*To do*
Out of the lines below, please list those that hold the string "matplotlib".
── Data extract ──
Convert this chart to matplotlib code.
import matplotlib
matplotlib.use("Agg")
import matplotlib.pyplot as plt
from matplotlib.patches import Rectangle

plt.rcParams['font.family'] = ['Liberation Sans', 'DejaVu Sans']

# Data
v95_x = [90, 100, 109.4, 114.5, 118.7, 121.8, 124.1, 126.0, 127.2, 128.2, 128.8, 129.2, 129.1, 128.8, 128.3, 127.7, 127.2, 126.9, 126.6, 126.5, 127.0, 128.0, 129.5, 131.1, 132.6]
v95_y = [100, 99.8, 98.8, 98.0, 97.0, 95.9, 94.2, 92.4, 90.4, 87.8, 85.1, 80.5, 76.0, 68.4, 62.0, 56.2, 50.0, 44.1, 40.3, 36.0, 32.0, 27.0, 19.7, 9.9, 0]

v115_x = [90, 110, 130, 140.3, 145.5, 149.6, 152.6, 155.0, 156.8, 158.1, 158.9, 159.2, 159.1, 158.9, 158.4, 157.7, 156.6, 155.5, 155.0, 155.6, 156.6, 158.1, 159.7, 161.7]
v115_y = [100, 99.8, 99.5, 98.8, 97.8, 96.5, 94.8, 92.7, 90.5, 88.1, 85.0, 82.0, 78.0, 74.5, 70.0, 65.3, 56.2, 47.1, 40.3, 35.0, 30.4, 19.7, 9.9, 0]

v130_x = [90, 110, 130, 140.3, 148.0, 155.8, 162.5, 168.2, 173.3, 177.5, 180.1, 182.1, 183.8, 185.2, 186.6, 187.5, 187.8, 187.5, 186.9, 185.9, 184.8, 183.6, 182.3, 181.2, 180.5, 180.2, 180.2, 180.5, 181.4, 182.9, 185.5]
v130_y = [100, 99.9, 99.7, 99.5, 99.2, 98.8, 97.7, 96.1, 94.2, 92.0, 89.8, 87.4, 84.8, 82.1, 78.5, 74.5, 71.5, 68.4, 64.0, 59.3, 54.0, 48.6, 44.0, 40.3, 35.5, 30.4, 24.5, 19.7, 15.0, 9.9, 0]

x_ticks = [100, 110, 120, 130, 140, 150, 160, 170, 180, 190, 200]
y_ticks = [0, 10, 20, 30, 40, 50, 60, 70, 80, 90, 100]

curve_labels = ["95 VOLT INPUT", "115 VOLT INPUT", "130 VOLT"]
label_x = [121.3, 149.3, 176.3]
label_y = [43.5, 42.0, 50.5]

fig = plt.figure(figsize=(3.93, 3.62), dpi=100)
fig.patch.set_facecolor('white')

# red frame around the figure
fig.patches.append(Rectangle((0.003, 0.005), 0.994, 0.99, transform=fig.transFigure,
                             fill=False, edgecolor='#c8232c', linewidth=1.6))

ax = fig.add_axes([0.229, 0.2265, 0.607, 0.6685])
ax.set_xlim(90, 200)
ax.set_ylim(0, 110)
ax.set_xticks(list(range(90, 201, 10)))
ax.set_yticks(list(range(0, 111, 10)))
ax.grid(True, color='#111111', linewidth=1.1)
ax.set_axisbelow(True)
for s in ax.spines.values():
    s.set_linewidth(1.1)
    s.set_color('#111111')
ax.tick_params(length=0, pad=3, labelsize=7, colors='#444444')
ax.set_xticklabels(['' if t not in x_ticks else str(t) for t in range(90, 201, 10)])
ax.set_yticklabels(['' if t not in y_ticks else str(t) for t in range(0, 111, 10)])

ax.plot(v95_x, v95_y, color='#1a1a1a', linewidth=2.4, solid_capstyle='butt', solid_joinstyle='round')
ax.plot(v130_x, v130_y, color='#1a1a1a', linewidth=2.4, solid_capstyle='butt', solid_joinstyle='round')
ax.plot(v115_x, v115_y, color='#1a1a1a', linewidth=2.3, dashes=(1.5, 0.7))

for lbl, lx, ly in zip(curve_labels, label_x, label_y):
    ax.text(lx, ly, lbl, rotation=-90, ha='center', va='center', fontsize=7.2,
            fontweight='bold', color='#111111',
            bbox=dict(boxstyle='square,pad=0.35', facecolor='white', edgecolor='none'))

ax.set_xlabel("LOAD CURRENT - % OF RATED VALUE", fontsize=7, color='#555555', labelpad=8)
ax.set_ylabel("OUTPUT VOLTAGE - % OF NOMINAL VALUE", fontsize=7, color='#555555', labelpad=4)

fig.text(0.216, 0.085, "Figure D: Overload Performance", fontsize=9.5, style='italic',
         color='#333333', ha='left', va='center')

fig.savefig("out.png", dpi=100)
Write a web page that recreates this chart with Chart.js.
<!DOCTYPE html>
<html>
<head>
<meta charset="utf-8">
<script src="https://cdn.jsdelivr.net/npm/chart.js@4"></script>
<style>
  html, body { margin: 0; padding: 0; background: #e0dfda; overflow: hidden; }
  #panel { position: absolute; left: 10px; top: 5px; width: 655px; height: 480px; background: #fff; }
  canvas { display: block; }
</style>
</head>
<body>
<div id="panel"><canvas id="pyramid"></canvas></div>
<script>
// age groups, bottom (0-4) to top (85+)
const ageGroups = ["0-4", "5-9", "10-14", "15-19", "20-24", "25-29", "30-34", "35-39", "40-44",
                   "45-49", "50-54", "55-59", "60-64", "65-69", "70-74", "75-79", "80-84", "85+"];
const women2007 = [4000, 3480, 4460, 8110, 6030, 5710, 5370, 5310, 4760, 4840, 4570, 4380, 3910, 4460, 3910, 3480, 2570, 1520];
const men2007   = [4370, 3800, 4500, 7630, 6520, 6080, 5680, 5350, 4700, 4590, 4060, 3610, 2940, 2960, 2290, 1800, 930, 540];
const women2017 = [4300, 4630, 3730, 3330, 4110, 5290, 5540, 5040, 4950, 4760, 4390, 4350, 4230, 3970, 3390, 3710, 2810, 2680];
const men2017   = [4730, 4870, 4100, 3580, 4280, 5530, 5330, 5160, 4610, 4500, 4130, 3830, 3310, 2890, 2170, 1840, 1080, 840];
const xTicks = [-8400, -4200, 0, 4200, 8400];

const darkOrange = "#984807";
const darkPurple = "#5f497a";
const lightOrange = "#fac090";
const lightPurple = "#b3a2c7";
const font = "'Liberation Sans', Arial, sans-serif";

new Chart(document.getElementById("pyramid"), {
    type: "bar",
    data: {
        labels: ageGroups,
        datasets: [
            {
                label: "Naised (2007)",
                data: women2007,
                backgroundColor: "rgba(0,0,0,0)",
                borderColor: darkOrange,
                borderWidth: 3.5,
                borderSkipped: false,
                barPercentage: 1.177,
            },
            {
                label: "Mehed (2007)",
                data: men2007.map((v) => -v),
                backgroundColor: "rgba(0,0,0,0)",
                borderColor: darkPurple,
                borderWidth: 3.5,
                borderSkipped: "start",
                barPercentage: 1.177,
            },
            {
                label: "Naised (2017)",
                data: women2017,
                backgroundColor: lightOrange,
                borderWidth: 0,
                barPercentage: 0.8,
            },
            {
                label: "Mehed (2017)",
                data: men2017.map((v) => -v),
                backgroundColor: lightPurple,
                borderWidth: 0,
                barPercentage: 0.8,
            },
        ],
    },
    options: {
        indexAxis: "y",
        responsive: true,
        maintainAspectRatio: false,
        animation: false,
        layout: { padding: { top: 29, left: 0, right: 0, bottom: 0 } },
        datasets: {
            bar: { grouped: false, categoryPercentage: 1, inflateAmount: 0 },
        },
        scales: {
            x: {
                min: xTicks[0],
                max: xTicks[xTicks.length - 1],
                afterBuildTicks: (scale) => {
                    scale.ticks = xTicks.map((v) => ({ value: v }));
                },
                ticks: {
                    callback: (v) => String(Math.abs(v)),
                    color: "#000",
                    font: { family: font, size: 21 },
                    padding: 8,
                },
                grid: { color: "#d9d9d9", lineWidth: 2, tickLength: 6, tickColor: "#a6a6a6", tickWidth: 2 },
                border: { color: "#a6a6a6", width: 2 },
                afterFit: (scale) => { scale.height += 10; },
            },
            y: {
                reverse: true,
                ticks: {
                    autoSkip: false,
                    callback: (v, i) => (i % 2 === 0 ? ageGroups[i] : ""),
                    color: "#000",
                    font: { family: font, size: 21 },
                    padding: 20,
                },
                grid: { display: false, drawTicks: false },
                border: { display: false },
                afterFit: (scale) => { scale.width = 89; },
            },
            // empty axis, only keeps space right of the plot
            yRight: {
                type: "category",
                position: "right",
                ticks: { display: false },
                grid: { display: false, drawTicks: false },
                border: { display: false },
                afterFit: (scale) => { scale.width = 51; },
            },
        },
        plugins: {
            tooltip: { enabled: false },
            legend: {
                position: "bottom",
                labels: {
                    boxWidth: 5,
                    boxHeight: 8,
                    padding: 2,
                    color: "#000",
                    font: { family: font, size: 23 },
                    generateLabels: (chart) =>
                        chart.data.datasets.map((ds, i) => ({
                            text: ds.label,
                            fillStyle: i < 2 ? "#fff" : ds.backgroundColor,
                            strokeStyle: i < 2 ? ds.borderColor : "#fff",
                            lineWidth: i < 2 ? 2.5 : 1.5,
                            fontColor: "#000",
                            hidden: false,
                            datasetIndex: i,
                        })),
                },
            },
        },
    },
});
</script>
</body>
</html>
───
── Data extract ──
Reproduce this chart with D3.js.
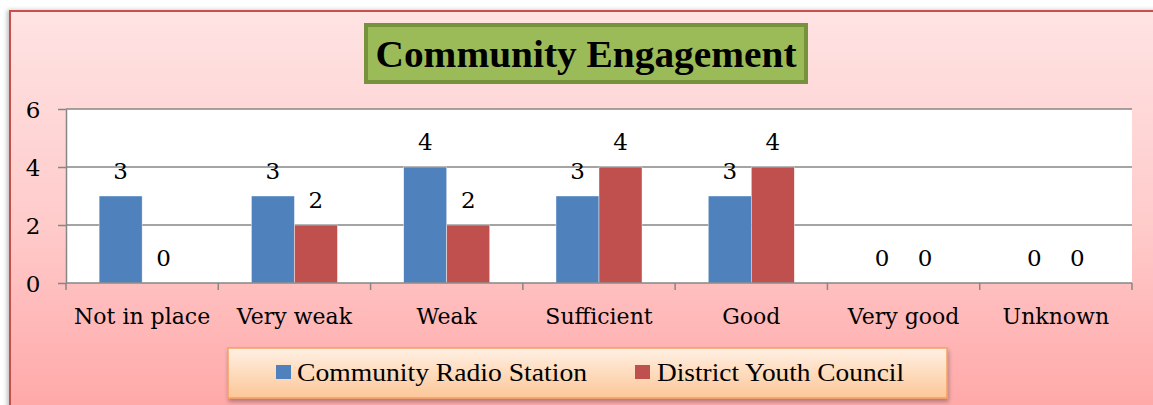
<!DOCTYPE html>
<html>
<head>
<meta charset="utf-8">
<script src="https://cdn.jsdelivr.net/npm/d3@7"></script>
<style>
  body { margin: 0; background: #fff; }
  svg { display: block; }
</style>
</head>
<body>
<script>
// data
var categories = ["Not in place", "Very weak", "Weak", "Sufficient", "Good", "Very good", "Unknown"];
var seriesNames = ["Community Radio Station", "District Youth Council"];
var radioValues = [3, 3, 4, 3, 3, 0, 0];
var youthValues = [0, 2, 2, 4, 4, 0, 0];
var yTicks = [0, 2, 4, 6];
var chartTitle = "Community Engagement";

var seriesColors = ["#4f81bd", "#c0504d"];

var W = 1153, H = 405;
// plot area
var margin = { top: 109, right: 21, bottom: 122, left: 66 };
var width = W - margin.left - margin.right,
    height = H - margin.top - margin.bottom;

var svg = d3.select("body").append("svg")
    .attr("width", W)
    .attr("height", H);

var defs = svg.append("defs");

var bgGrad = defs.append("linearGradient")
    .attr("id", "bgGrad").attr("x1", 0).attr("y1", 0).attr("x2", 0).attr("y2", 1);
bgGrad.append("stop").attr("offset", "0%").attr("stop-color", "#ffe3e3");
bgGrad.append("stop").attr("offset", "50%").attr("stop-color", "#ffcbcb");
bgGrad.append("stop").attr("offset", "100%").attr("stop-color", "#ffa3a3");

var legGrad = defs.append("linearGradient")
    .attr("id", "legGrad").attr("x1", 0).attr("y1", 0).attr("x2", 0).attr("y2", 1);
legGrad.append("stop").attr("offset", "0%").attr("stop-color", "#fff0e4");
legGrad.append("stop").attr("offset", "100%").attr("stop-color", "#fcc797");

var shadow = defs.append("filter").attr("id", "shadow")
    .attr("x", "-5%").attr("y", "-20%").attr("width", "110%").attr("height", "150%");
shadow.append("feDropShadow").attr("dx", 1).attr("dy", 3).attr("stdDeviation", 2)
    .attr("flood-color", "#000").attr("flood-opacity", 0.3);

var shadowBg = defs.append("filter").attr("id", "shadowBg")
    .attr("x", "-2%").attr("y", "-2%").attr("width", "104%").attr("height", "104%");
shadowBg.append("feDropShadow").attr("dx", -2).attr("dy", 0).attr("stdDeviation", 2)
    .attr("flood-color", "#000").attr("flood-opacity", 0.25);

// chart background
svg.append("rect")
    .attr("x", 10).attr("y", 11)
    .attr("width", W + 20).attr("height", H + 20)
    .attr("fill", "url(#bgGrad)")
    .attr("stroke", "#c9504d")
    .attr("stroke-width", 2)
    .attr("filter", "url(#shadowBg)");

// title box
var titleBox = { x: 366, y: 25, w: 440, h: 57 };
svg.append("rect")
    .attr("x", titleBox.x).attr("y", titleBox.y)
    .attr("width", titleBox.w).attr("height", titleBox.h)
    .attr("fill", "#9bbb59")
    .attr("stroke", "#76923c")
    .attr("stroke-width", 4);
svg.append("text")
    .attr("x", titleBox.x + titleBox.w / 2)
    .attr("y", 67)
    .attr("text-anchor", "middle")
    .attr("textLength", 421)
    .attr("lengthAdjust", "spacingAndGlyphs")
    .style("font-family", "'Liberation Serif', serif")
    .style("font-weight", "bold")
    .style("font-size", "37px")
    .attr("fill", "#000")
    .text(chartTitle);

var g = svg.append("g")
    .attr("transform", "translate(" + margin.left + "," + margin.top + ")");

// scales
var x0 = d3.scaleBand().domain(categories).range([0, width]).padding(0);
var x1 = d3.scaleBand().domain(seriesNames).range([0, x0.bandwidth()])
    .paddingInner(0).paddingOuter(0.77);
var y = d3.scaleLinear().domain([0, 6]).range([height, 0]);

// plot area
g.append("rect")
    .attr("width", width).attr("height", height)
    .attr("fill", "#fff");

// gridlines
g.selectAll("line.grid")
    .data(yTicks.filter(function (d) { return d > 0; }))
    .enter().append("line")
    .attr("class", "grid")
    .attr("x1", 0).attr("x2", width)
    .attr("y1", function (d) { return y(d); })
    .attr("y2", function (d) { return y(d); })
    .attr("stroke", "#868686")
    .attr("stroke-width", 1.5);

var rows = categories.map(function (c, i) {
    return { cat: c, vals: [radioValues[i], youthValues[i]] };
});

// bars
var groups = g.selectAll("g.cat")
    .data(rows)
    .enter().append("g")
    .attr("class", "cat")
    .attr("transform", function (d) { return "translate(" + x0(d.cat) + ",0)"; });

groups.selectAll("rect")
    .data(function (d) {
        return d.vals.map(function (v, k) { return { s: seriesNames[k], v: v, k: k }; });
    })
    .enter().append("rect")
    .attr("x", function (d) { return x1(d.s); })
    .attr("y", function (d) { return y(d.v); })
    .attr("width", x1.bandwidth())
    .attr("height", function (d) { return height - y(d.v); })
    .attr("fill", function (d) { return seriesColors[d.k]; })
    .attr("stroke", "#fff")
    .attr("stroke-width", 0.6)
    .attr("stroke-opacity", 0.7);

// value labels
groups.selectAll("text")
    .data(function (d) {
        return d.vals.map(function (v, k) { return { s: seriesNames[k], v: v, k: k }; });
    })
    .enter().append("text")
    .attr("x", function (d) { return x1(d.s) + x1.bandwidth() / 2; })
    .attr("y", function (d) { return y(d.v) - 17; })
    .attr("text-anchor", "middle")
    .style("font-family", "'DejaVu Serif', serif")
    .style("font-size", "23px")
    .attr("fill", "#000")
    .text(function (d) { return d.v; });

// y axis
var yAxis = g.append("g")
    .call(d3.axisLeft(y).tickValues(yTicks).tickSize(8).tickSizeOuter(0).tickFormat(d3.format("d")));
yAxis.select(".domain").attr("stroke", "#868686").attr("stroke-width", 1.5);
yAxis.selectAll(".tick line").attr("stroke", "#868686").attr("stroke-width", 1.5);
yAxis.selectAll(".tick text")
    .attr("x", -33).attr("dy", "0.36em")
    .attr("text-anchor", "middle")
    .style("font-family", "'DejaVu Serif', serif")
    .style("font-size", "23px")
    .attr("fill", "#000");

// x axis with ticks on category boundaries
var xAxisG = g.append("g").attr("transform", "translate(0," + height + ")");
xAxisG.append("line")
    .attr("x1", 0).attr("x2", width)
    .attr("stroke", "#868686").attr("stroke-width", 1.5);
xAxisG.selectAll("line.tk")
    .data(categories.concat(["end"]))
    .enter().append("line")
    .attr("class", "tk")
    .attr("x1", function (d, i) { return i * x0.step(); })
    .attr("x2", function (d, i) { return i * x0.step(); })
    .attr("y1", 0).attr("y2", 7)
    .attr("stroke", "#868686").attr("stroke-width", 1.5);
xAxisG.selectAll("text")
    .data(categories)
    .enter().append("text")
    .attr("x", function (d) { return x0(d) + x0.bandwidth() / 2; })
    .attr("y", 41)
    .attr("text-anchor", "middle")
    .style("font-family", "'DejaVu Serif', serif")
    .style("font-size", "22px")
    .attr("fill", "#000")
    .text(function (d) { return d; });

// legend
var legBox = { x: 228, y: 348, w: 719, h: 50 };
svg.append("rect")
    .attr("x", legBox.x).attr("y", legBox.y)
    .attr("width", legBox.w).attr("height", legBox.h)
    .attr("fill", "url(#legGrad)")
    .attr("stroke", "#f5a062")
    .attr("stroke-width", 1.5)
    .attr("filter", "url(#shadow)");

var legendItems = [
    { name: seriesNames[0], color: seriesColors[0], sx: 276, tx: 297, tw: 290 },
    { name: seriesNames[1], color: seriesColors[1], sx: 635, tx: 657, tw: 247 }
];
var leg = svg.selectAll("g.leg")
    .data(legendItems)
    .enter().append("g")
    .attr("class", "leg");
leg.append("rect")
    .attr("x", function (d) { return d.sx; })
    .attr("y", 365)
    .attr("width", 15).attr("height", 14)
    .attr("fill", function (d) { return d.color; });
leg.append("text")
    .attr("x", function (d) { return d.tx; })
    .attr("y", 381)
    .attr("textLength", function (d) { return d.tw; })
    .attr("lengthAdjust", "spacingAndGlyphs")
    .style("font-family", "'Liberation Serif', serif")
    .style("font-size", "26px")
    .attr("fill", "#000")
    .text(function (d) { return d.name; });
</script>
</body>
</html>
───
*Output*
Convert this chart to matplotlib code.
import matplotlib
matplotlib.use("Agg")
import matplotlib.pyplot as plt
from matplotlib.patches import Rectangle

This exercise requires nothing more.